What’s missing, of course, is a decision by President Obama to make that commitment. To do so, he would have to set aside the idea that any action must be authorized by the U.N. Security Council. He would have to forge an ad hoc coalition with Turkey and other NATO members, led by the United States. And he would have to order U.S. diplomats to work intensively with Syria’s opposition movements and ethnic communities to build an accord on a post-Assad order.

In other words, Obama would have to behave as if the United States were still what Bill Clinton understood it to be: the indispensable nation.

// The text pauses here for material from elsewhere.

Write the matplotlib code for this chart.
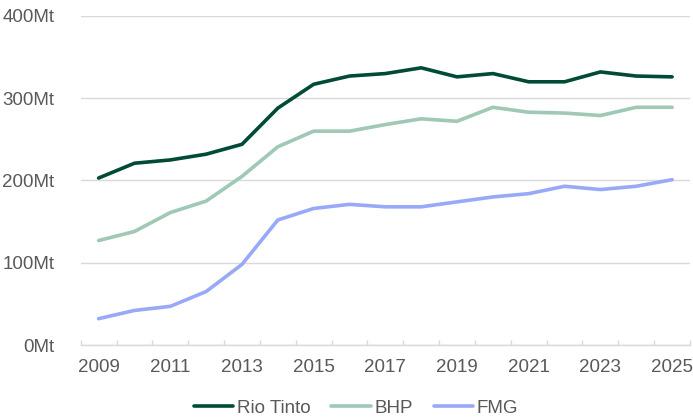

It’s disingenuous to suggest that the Obama administration’s only consideration is whether or not they can get authority from the UN Security Council. They clearly cannot get such authorization because both Russia and China would exercise their vetoes. Could the United States easily create and defend a humanitarian corridor? Nothing else that Mr. Diehl wrote supports the claim that we could. We’d face a nasty insurgency. Nothing suggests that the competing forces and interests in Syria can be resolved by “intensive” diplomatic work. If the idea is to create some structure that leads to the “consent of the governed,” that’s nothing but wishful thinking that takes no account of reality.

But, even here, Mr. Diehl’s argument is confused and disorganized.
He wants us to not only create a humanitarian corridor, but to arm the opposition. Since these are not supposed to be mutually exclusive policies, that just means that we’d invade and fight with the opposition until they prevailed. This becomes even more clear when you examine Syrian society and realize that the populations are completely intermingled. While there are a few towns that are in open revolt, in most places there is no way to separate the Alawite from the Druze from the Sunni from the Kurd from the Christian from the Jew. To protect people from the government, we’d effectively be engaged in ethnic and sectarian resettlement.

Mr. Diehl’s argument is crafted to say that the only reason civil war is breaking out in Syria is because the only country capable of preventing it (the indispensable nation, America) is sitting on its hands. But what he really wants is for America to fight in the Syrian civil war until it is concluded and the Assad regime is defeated.

He not only makes that job sound too easy, he makes the aftermath sound like a cakewalk. A slam dunk, if you will.

The truth is that it would be an unholy mess. And we’d be right in the middle of it. Again.

We’ve listened to people like Jackson Diehl too many times. It’s time to marginalize him.